We don’t know there’s a plan for the D to pay for extra cc time. In fact, the only “plan” seems to be a “dream.” And one not managed. And I think that, because the dream is Berkeley, a superior school, it clouds things, even in our eyes. (What if her only option turns out to be a lesser UC she doesn’t want?) And so on.
Sure, mom may be flakey, too. But why this mess, in the first place? If this were a motivated, responsible kid…
Though they might tell the CC advisors before they tell the students – especially in cases like this that reflect miscommunication during advising. That would be helpful feedback for the CC people.
I’m more forgiving to the DD for overlooking or not understanding what’s needed. Big publics, including community colleges, don’t always have the best help/advising, and missteps are common.
We’ve seen enough kids here on CC who’ve made missteps. We’ve seen rising college seniors suddenly realizing that they’re missing a req’t to graduate.
The mom just seems irrational. Nearly every argument the mom presents isn’t true, or just doesn’t justify her stance.
Even her initial demand that her DD must transfer after 2 years or quit school is irrational.
Her idea that her DD will somehow benefit now by doing things “mom’s way,” is just self-serving and controlling.
Unless the mom has a strong income (over $80k), then the DD is going to get a LOT of aid going to a UC. The argument that CSU’s are cheaper falls flat when a UC is going to give you free tuition. A CSU isn’t cheaper if you’re getting free tuition from a UC.
I think that the mom needs to focus on her own unhappiness, frustrations, and missed goals.
However, when she was applying, I made her apply to all of the CSU schools in-case she didn't get into any of the UC's, and she got into all of those CSU's, and it's a good thing I did
[/QUOTE]
The MOM is saying that it’s a good thing she had her DD apply to CSUs.

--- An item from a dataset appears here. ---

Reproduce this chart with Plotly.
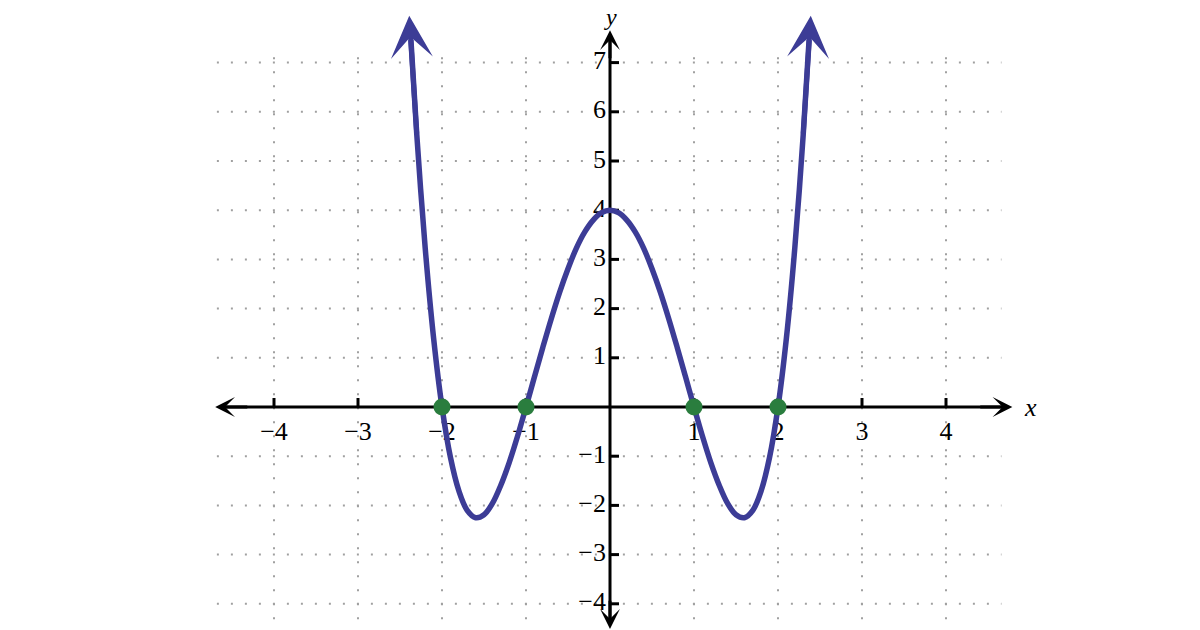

To some extent, OP sounded like some older relatives who felt I should only apply to the local public colleges because of low cost, perceived high academic rep*, and my lowish HS GPA.
They weren’t happy when they found I was attending a respectable private LAC despite the fact the near-full ride FA/scholarship package actually made it much more affordable/cost effective than attending the local publics would have in the mid-'90s…and that’s before accounting for my LAC’s much stronger academic environment.
The last was only underscored by several HS friends who ended up transferring up** of the local publics after a year or two because they grew fed up with bureaucratic red tape which prevented them from taking advanced classes at their academic level and being stuck in environments where the administration prioritized the needs of remedial/mediocre students vs the academically above-average students.
This was from outdated notions from a period when those public colleges were academically elite and had competitive admissions policies to match. By the time I was a HS senior, they had reached their academic nadir before reforms at the end of the '90s/early '00s dramatically turned them around.
** They finished at academically elite privates such as Reed, CMU, Columbia, etc.
“Accountable” would be telling the kid that mom can’t pay for a 3rd year of CC, and/or that kid cannot continue to live at home, but that mom is willing to subsidize a CSU. Then the student would have a choice: either take up mom’s offer to attend a CSU and live on campus, or find a job locally and pay for her own college & housing costs.
But this parent isn’t giving the kid a choice – she is trying to actively prevent her D. from pursuing a goal she doesn’t like.
I know where the mom is coming from because I faced the same situation when my son dropped out of college at age 20. I knew I had to draw clear boundaries and I did. I told him I would pay for 2 more years of college, but that they had to be completed within the next 3 years. In year #4, the mommy scholarship would have expired. Son chose to run out the time – he got a job, moved out, worked for 3 years, and then transferred to a CSU on his own dime. There was no angst or argument – I was completely supportive emotionally of son’s choices. I don’t think he worried about it because he liked his job and in the end the money he got from his employers was more than he could have expected from me.
I don’t think anyone is asserting that the mom is unreasonable on the financial end of things – it’s the rest of the picture that’s a problem.
Do we even know if mom is funding the CC?? The student may be Pell eligible and BOG eligible. Even if BOG is limited to 2 years, if the DD is willing to pay for the 3rd year, then fine.
BTW…it doesn’t sound like DD needs 3 quarters at her CC (sounds like SBCC). Sounds like she could be done by Christmas since she’s only missing a few classes, that may be complete in 1 quarter… If so, she could work after that until her UC time in Fall 2018.
BTW…can the DD complete these missing classes over the summer? If so, she could spend fall and spring working.
DD will need to apply in the fall to transfer to a UC.
There are three quarter system CCs in California. The two larger ones are in an area that has a tiger parent stereotype around it, whether or not the density of tiger parents actually is higher there than on other places.